Hopwood in 1931 had discovered the fossils of three individuals while expeditioning with Louis Leakey in the vicinity of Lake Victoria. The Consul that he selected to use in the name was neither of the ones mentioned above, but another located in the London Zoo. Consul is being used Linnaean-style to symbolize the chimpanzee. Proconsul is therefore "ancestral to the Chimpanzee" in Hopwood's words. He also added africanus as the specific name.

Other fossils discovered later were initially classified as africanus and subsequently reclassified; that is, the total pool of fossils originally considered africanus was split and the fragments lumped with other finds to create a new species. For example, Mary Leakey's famous find of 1948 began as africanus and was split from it to be lumped with Thomas Whitworth's finds of 1951 as heseloni by Alan Walker in 1993. This process creates some confusion for the public, which is told that africanus became heseloni. The finds from Koru and Songhor are still considered africanus. Four species are still defined even though many fossils have jumped species.

The family of Proconsulidae was first proposed by Louis Leakey in 1963, a decade after he and Wilfrid Le Gros Clark had defined africanus, nyanzae and major. It was not immediately accepted but ultimately prevailed.

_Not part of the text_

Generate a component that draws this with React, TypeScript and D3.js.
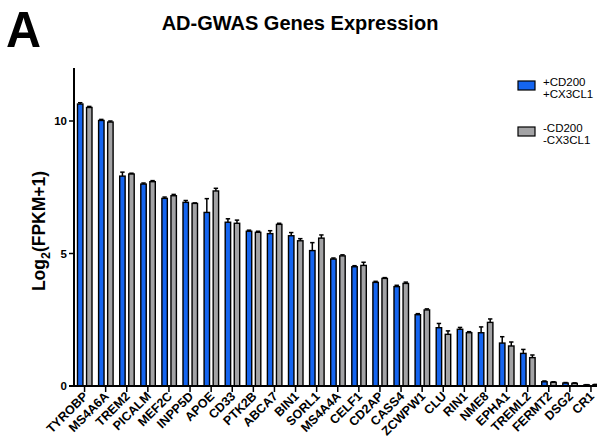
import React from "react";
import * as d3 from "d3";

const genes = ["TYROBP","MS4A6A","TREM2","PICALM","MEF2C","INPP5D","APOE","CD33","PTK2B","ABCA7","BIN1","SORL1","MS4A4A","CELF1","CD2AP","CASS4","ZCWPW1","CLU","RIN1","NME8","EPHA1","TREML2","FERMT2","DSG2","CR1"];
const plusValues = [10.64,10.02,7.92,7.62,7.08,6.93,6.55,6.18,5.84,5.75,5.67,5.11,4.79,4.50,3.91,3.75,2.69,2.20,2.14,2.01,1.62,1.23,0.16,0.11,0.04];
const plusErrors = [0.05,0.04,0.15,0.04,0.05,0.07,0.52,0.13,0.04,0.11,0.12,0.30,0.04,0.04,0.04,0.05,0.04,0.16,0.07,0.22,0.24,0.15,0.03,0.02,0.01];
const minusValues = [10.51,9.96,8.00,7.71,7.18,6.89,7.36,6.14,5.80,6.10,5.48,5.58,4.91,4.55,4.06,3.87,2.87,1.95,2.01,2.40,1.51,1.07,0.14,0.10,0.05];
const minusErrors = [0.04,0.04,0.03,0.04,0.05,0.02,0.10,0.12,0.04,0.04,0.08,0.12,0.04,0.12,0.03,0.05,0.04,0.13,0.04,0.13,0.15,0.10,0.02,0.02,0.01];
const seriesNames = ["+CD200\n+CX3CL1", "-CD200\n-CX3CL1"];
const yTicks = [0, 5, 10];

const BLUE = "#1565f0";
const GRAY = "#a3a3a5";
const FONT = "Liberation Sans, Arial, Helvetica, sans-serif";

export default function App() {
  const W = 597, H = 444;
  const x0 = 74, y0 = 386;
  const x = d3.scaleBand<string>().domain(genes).range([x0, x0 + 25 * 21.1]).padding(0);
  const inner = d3.scaleBand<string>().domain(["p", "m"]).range([3.5, 18]).paddingInner(0.4);
  const y = d3.scaleLinear().domain([0, 12]).range([y0, 68]);
  const series = [
    { key: "p", vals: plusValues, errs: plusErrors, color: BLUE },
    { key: "m", vals: minusValues, errs: minusErrors, color: GRAY },
  ];
  const bw = inner.bandwidth();
  return (
    <svg width={W} height={H} style={{ position: "absolute", left: 0, top: 0 }} fontFamily={FONT}>
      <rect width={W} height={H} fill="#fff" />
      <text x={6} y={47} fontSize={50} fontWeight="bold" textLength={35} lengthAdjust="spacingAndGlyphs">A</text>
      <text x={300} y={30} fontSize={20} fontWeight="bold" textAnchor="middle">AD-GWAS Genes Expression</text>
      <text transform={`translate(45,231) rotate(-90)`} fontSize={17.5} fontWeight="bold" textAnchor="middle">
        Log<tspan fontSize={12.5} dy={5}>2</tspan><tspan dy={-5}>(FPKM+1)</tspan>
      </text>
      {genes.map((g, i) =>
        series.map((s) => {
          const bx = (x(g) as number) + (inner(s.key) as number);
          const v = s.vals[i];
          const e = s.errs[i];
          const cx = bx + bw / 2;
          return (
            <g key={g + s.key}>
              <line x1={cx} x2={cx} y1={y(v)} y2={y(v + e)} stroke="#000" strokeWidth={1.5} />
              <line x1={cx - 2.2} x2={cx + 2.2} y1={y(v + e)} y2={y(v + e)} stroke="#000" strokeWidth={1.5} />
              <rect x={bx} y={y(v)} width={bw} height={y0 - y(v)} fill={s.color} stroke="#000" strokeWidth={1.4} />
            </g>
          );
        })
      )}
      <line x1={x0} x2={x0} y1={y(12)} y2={y0} stroke="#000" strokeWidth={2} />
      <line x1={x0 - 5} x2={W} y1={y0} y2={y0} stroke="#000" strokeWidth={2} />
      {yTicks.map((t) => (
        <g key={t}>
          <line x1={x0 - 5} x2={x0} y1={y(t)} y2={y(t)} stroke="#000" strokeWidth={1.5} />
          <text x={x0 - 7} y={y(t) + 4} fontSize={11.5} fontWeight="bold" textAnchor="end">{t}</text>
        </g>
      ))}
      {genes.map((g) => {
        const cx = (x(g) as number) + x.bandwidth() / 2;
        return (
          <g key={g}>
            <line x1={cx} x2={cx} y1={y0} y2={y0 + 6} stroke="#000" strokeWidth={1.5} />
            <text transform={`translate(${cx + 4},${y0 + 11}) rotate(-45)`} fontSize={12.5} fontWeight="bold" textAnchor="end">{g}</text>
          </g>
        );
      })}
      {series.map((s, i) => {
        const ly = 81 + i * 46;
        const lines = seriesNames[i].split("\n");
        return (
          <g key={s.key}>
            <rect x={518} y={ly} width={17} height={9} fill={s.color} stroke="#000" strokeWidth={1.2} />
            <text x={543} y={ly + 5} fontSize={11.5}>{lines[0]}</text>
            <text x={543} y={ly + 17} fontSize={11.5}>{lines[1]}</text>
          </g>
        );
      })}
    </svg>
  );
}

The history of hominoid classification in the second half of the 20th century is sufficiently complex to warrant a few books itself. Most of the palaeoanthropologists have changed their minds at least once as new fossils have come to light and new observations have been made, and will probably continue to do so. The classifications found in the literature of one decade are not generally the same as those of another. For example, in 1987 Peter Andrews and Lawrence Martin, established palaeontologists, took the point of view that Proconsul is not a hominoid, but is a sister taxon to it.

===Reassigned species===
The species Proconsul heseloni and P. nyanzae have been reclassified in the new genus Ekembo.

== Palaeoecology ==
The landscape inhabited by Proconsul consisted of humid to subhumid forest environments with modest seasonality in precipitation patterns. Analysis of palaeosols from the site of Koru 16, where P. africanus was found, shows that P. africanus inhabited semi-deciduous tropical seasonal forests with a mean annual precipitation (MAP) of approximately 2,000 mm and a mean annual temperature (MAT) exceeding 25°C; additionally, the site also experienced episodic volcanic disturbance.